Entertainment

Getting the Willys

Philip Seymour Hoffman earned a Tony nomination for playing Broadway’s most recent Willy Loman.

Philip Seymour Hoffman earned a Tony nomination for playing Broadway’s most recent Willy Loman. (Bruce Glikas/FilmMagic)

Just how universal is Willy Loman, the doomed soul of “Death of a Salesman”?

We’re about to find out, with “This Great Country,” a new theatrical reimagining of Arthur Miller’s 1949 classic.

And while we’ve seen many shapes and sizes of different Lomans through the years — Lee J. Cobb, George C. Scott, Dustin Hoffman and Philip Seymour Hoffman among them — this new version has six actors sharing the role, including Korean, Indian and African-American men and two women.

Heavily trimmed, rewritten and set in the present — with a cast of 17, ages roughly 7 to 17 — the free production kicks off Wednesday as part of the River to River festival. The play falls in line with the very untraditional take by the Brooklyn-based 600 Highwaymen, run by the husband-and-wife team of Abigail Browde and Michael Silverstone.

Browde says their version of Miller’s famous play was inspired by a road trip through Texas, where they were struck by the desolation of the small towns they passed through.

“They were all depressed and boarded up, with a lot of people just hanging out, looking for work,” she says. “There was a sense that capitalism had just busted.”

She says they decided to use nontraditional casting, including having a young child play the role of Willy’s boss, Howard.

“We had a feeling of, why not?” she says. “We think the story is relevant to a 30-year-old woman of color . . . or a 70-year-old woman . . . or a 50-year-old man. It actually feels more realistic than having a cast that looks like a representation of this story as we usually imagine it.”

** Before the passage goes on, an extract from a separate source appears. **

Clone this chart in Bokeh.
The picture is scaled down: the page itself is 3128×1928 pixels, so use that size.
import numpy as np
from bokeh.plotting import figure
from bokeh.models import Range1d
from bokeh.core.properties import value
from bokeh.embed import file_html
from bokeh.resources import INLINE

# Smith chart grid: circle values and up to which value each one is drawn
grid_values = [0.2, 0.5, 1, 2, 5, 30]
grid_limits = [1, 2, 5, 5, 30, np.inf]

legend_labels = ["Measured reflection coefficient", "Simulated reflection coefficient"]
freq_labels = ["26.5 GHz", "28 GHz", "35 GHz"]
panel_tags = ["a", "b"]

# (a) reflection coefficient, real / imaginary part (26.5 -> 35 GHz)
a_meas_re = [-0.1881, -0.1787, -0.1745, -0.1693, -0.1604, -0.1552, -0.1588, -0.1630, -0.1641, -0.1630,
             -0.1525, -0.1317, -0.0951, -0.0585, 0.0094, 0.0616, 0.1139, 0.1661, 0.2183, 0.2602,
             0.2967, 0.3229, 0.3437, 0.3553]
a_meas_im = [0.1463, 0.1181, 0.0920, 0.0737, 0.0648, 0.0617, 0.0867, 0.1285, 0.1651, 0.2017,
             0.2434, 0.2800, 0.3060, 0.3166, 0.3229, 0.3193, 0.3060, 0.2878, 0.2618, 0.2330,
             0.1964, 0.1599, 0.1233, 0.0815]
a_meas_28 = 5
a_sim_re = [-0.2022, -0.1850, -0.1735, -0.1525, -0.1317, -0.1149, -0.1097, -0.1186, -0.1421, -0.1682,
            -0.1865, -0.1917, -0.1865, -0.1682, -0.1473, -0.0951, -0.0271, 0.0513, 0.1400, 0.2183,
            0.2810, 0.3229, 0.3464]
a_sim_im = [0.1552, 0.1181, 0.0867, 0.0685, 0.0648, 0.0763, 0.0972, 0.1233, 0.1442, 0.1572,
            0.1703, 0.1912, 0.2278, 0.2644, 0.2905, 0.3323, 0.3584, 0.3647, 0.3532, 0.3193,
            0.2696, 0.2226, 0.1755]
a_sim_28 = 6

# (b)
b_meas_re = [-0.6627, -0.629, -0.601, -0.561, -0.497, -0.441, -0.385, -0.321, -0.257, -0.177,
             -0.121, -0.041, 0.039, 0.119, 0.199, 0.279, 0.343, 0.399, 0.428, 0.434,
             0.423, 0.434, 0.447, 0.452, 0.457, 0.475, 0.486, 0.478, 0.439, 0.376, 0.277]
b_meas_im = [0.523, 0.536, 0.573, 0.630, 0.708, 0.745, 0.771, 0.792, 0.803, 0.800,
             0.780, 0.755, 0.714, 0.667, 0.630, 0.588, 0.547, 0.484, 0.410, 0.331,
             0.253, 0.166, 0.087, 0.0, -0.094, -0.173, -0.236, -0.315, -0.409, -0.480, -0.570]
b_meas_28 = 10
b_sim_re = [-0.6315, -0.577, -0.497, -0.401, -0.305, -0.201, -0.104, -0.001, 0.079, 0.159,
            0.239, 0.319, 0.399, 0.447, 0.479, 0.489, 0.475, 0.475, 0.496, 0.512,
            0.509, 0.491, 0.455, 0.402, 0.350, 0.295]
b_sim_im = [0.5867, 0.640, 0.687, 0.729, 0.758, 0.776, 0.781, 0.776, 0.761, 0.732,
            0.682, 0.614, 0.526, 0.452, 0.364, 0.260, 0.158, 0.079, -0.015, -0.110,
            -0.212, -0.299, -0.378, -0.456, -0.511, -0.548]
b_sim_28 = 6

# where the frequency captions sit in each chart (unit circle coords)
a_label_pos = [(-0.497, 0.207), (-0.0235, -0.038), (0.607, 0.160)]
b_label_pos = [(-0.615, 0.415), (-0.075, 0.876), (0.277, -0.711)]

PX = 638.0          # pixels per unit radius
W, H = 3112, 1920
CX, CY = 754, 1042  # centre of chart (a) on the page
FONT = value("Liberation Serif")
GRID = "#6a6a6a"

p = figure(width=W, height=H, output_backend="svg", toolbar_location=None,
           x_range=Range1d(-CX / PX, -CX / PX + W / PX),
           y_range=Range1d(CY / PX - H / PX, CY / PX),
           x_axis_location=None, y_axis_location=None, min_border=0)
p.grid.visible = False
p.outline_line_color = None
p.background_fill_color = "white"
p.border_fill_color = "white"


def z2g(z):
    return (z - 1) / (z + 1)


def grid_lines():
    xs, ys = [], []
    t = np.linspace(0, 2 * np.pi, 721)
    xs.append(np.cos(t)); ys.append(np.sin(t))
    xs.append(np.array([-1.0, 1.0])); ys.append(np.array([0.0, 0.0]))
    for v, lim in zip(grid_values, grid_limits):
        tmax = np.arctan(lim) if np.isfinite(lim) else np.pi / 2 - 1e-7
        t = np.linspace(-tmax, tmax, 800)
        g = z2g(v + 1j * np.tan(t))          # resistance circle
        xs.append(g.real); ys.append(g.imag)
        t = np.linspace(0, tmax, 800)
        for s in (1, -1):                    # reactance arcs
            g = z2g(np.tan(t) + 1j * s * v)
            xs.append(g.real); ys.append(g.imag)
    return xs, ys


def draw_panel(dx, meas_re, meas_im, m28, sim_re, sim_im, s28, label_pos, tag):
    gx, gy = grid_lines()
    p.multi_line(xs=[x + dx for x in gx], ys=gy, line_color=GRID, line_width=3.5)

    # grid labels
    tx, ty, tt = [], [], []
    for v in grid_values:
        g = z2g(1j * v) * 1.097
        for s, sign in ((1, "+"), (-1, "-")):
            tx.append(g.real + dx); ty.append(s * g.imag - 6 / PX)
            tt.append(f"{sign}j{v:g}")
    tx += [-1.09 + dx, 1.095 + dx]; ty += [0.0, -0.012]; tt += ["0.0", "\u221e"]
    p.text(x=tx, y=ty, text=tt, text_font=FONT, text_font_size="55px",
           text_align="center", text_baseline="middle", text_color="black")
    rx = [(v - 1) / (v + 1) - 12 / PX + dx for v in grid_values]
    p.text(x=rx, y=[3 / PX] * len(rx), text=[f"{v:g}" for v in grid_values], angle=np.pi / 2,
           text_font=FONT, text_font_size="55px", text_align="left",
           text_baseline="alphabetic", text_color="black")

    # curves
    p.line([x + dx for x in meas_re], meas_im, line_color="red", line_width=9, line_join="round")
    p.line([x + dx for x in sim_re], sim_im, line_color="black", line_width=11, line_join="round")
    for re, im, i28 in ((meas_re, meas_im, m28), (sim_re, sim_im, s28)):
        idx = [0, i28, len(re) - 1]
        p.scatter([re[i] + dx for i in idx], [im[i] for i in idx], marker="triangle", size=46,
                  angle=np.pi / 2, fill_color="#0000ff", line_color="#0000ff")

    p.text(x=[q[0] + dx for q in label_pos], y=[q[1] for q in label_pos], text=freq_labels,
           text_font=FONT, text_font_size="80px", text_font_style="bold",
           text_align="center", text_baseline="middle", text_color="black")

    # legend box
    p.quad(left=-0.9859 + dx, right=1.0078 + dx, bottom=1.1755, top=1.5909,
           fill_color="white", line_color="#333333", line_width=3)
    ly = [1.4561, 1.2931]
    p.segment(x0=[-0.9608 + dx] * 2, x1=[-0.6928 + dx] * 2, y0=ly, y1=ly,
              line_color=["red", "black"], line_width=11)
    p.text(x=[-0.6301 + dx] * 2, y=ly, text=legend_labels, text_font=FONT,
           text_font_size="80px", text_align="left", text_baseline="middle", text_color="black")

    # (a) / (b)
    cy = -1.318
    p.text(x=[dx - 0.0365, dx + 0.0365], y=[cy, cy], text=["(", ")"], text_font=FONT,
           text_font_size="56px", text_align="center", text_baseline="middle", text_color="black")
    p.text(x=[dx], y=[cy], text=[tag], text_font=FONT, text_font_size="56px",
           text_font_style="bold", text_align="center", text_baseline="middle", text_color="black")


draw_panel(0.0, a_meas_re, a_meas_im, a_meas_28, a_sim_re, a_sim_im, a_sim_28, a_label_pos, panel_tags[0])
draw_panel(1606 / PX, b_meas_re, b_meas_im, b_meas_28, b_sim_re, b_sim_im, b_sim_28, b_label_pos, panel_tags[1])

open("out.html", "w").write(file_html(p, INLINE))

The 4-year-old troupe favors nontraditional spaces: One of its productions was done in a church basement. “This Great Country,” which premiered last spring at an arts festival in Austin, Texas, will be presented in what used to be an Express clothing store in the Pier 17 shopping mall at the South Street Seaport.

“The audience will literally walk through a functioning shopping mall into this empty space,” Browde says. “It felt perfectly resonant for this story about the effects of capitalism on the American family. This temple of consumption really lends itself well as a backdrop to the story as we want to tell it.”

That story can be a little convoluted, even for the cast. Lana Dieterich, 68, not only plays Willy’s sympathetic wife, Linda, but Willy himself.

“At one point in the show, I turn on a dime,” the Austin-based actress says. “I say one line as Willy and the next as Linda.”

She says she also found it difficult to deliver the production’s deliberate deadpan style.

“They stripped a lot of what an actor normally brings to a part away . . . it’s as bare-bones as possible,” she says. “I was worried about how audiences were going to receive it, because they took an American classic and messed with it. But the response [in Texas] was great.”

“This Great Country” plays Wednesday through Saturday nights at 8 at Pier 17, South Street Seaport. To reserve a free ticket, visit rivertorivernyc.com.